Para comenzar a contar esta historia tenemos que viajar a 2015. En ese momento tenía 17 años y a pesar de haber hecho voluntariados y brindar apoyo en mi comunidad, nada había cambiado mi vida hasta ese momento.

Un día en mi grupo de misiones nace la oportunidad de irnos a Chaco, Argentina. Una de las provincias más afectadas por la pobreza, ya que más del 50% de su población se encuentra dentro de este índice. Nuestra principal labor era llevarles esperanzas, acompañarlos en ese difícil momento, y colaborar en una escuela rural con clases extracurriculares. Partimos un 28 de junio, desde Uruguay rumbo a Argentina, un micro nos llevaría hasta Concordia donde tomaríamos un bus hasta Corrientes y desde ahí al centro de Chaco.
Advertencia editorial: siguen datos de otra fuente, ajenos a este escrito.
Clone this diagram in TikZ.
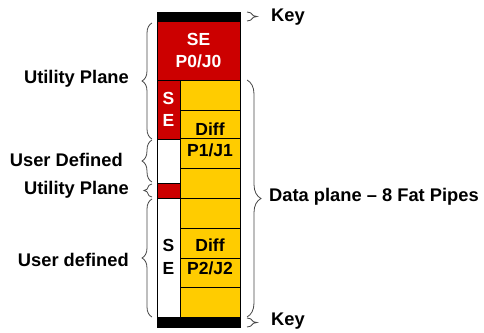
\documentclass[tikz,border=0pt]{standalone}
\usepackage{fontspec}
\setmainfont{Liberation Sans}
\usetikzlibrary{decorations.pathreplacing}
\definecolor{sered}{RGB}{204,0,0}
\definecolor{pipeyellow}{RGB}{255,204,0}
\definecolor{bracegray}{RGB}{70,70,70}
\tikzset{
  redcell/.style={fill=sered,draw=black,line width=0.8pt},
  yellowcell/.style={fill=pipeyellow,draw=black,line width=0.8pt},
  whitecell/.style={fill=white,draw=black,line width=0.8pt},
  keybar/.style={fill=black,draw=black},
  lbl/.style={font=\fontsize{18.3}{20}\selectfont\bfseries,text=black,inner sep=0pt},
  inlbl/.style={font=\fontsize{17.5}{20}\selectfont\bfseries,text=black,inner sep=0pt},
  wlbl/.style={font=\fontsize{17.5}{20}\selectfont\bfseries,text=white,inner sep=0pt},
  brc/.style={draw=bracegray,line width=0.8pt,decorate,decoration={brace,amplitude=#1}},
  brc/.default=10pt
}
\begin{document}
\begin{tikzpicture}[x=1pt,y=-1pt]
\useasboundingbox (0,0) rectangle (484,332);
% key bars
\draw[keybar] (157,12) rectangle (240,21);
\draw[keybar] (157,317) rectangle (240,327);
% SE P0/J0
\draw[redcell] (157,21) rectangle (240,80);
% left column
\draw[redcell] (157,80) rectangle (180,139);
\draw[whitecell] (157,139) rectangle (180,183);
\draw[redcell] (157,183) rectangle (180,198);
\draw[whitecell] (157,198) rectangle (180,317);
% yellow pipes
\foreach \a/\b in {80/110,110/138,138/168,168/198,198/228,228/258,258/287,287/317}
  \draw[yellowcell] (180,\a) rectangle (240,\b);
% texts inside
\node[wlbl] (se0) at (198.5,39) {SE};
\node[wlbl] (p0) at (198.5,61) {P0/J0};
\node[wlbl] (s1) at (168.5,98) {S};
\node[wlbl] (e1) at (168.5,120) {E};
\node[inlbl] (d1) at (210,129) {Diff};
\node[inlbl] (p1) at (210,150) {P1/J1};
\node[inlbl] (s2) at (168.5,245) {S};
\node[inlbl] (e2) at (168.5,268) {E};
\node[inlbl] (d2) at (210,245) {Diff};
\node[inlbl] (p2) at (210,268) {P2/J2};
% left braces
\draw[brc] (152,139) -- (152,23);
\draw[brc] (152,182) -- (152,140);
\draw[brc=8pt] (152,197) -- (152,184);
\draw[brc] (152,317) -- (152,199);
\node[lbl,anchor=east] (up1) at (129,79) {Utility Plane};
\node[lbl,anchor=east] (ud1) at (123,160) {User Defined};
\node[lbl,anchor=east] (up2) at (129,190) {Utility Plane};
\node[lbl,anchor=east] (ud2) at (129,260) {User defined};
% right braces
\draw[brc=10pt] (247,12) -- (247,21);
\draw[brc=14pt] (247,80) -- (247,317);
\draw[brc=10pt] (247,318) -- (247,327);
\node[lbl,anchor=west] (k1) at (271,17) {Key};
\node[lbl,anchor=west] (dp) at (269,197) {Data plane – 8 Fat Pipes};
\node[lbl,anchor=west] (k2) at (271,321) {Key};
\end{tikzpicture}
\end{document}
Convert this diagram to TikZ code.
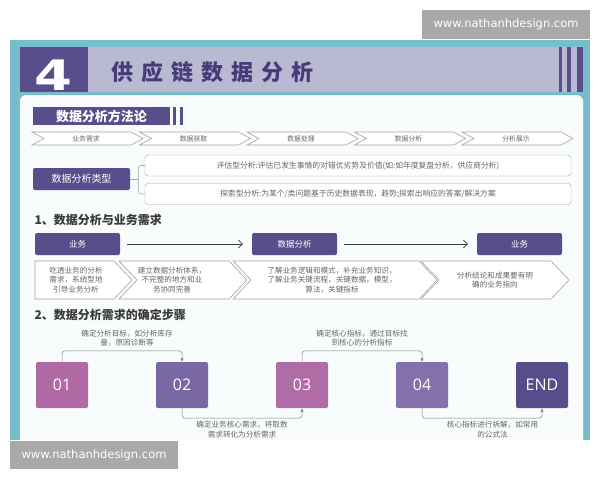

La temperatura no superaba los 12°C y llovió durante todo el recorrido, algunos decían que era un buen augurio. Al llegar al centro de Chaco una van nos esperaba para trasladarnos hasta la ciudad de Tres Isletas y desde ahí a la escuela rural donde nos hospedamos. Y ahí… fue donde la verdadera aventura comenzó.


En el periodo en el que fuimos, los alumnos se encontraban en vacaciones de invierno, por lo cual la escuela estaba vacía, entramos en el primer salón donde nos instalamos, y comenzamos a preparar nuestros sacos de dormir, en el suelo de cemento.
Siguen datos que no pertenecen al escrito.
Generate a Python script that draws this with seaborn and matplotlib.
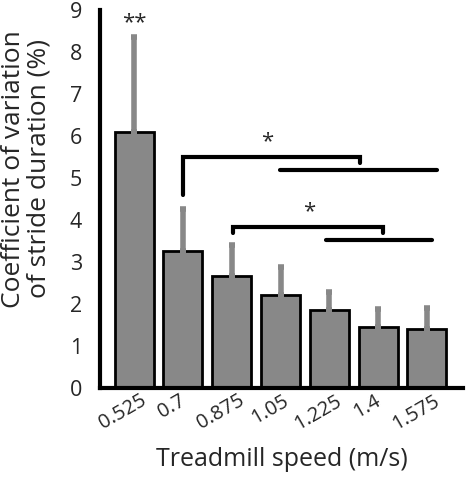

Hasta ese momento, no me había dado cuenta lo afortunada que era por lo que la vida me había dado. Y no hablo solo de una cama donde dormir, ni de calefacción durante la noche, hablo de seguridad y bienestar. El simple hecho de abrir una canilla y que saliese agua potable era un lujo que no me había cuestionado antes. Vivimos quince días en este lugar, con muchísimo calor durante el día y muchísimo frío durante la noche; levantándonos a las 5 am para prender el fuego y poder calentar la leche para desayunar, obteniendo agua desde el pozo, tanto para beber como para bañarnos y utilizando una letrina como baño.


A pesar de cómo interpreten lo que acaban de leer, cada uno de esos motivos hizo mi viaje aún más increíble, porque no se trata de cómo viviste o lo que tuviste que hacer, sino de lo que aprendiste en el proceso. Porque ser voluntario no es simplemente ir a colaborar y olvidarse, implica un compromiso mucho mayor con uno mismo.
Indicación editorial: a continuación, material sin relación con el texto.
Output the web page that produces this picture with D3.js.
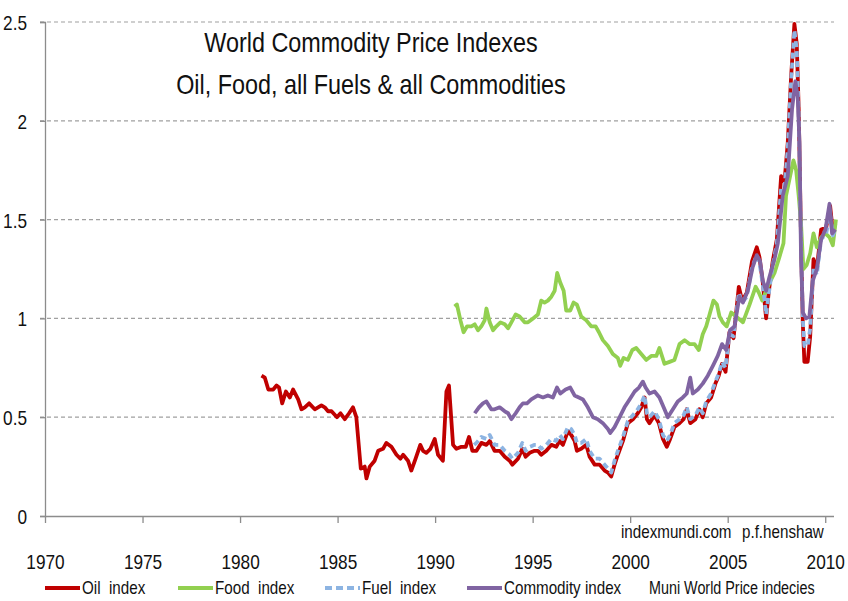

Si yo no hubiese abierto mi mente para auto conocerme, para valorar cada instante y cada oportunidad, no hubiese podido aguantar y no tendría hoy esta gran historia que contar.

En este breve periodo de tiempo aprendí a replantearme mi concepto de felicidad, cada detalle cuenta incluso aunque veas todo gris siempre hay algo por lo cual ser feliz.


Aprendí también a dar siempre mi apoyo a quien lo necesite, por más insignificante que parezca esa acción.



Entendí que a pesar de lo largo del camino y lo cansado que estés, siempre vale la pena intentarlo hasta al final.


Y para seguir contándoles desde lo vivido, 6 am luego de desayunar, partíamos en una caminata sin destino fijo en busca de alguien que necesitara nuestra ayuda o simplemente alguien para charlar, eran eternas caminatas de 10 o 15 km para encontrar alguna casa e ir a saludar, pero el trayecto no era tan positivo, muchas veces pensamos en regresar, porque se hacia tarde o estábamos muy cansados, pero una frase de un compañero se me grabó en el corazón “Si hay un camino, hay alguien que puede necesitarnos” y ese mismo día, luego de más de 5 horas caminando sin parar, entre el barro y a punto de regresar vimos a lo lejos una pequeña casita.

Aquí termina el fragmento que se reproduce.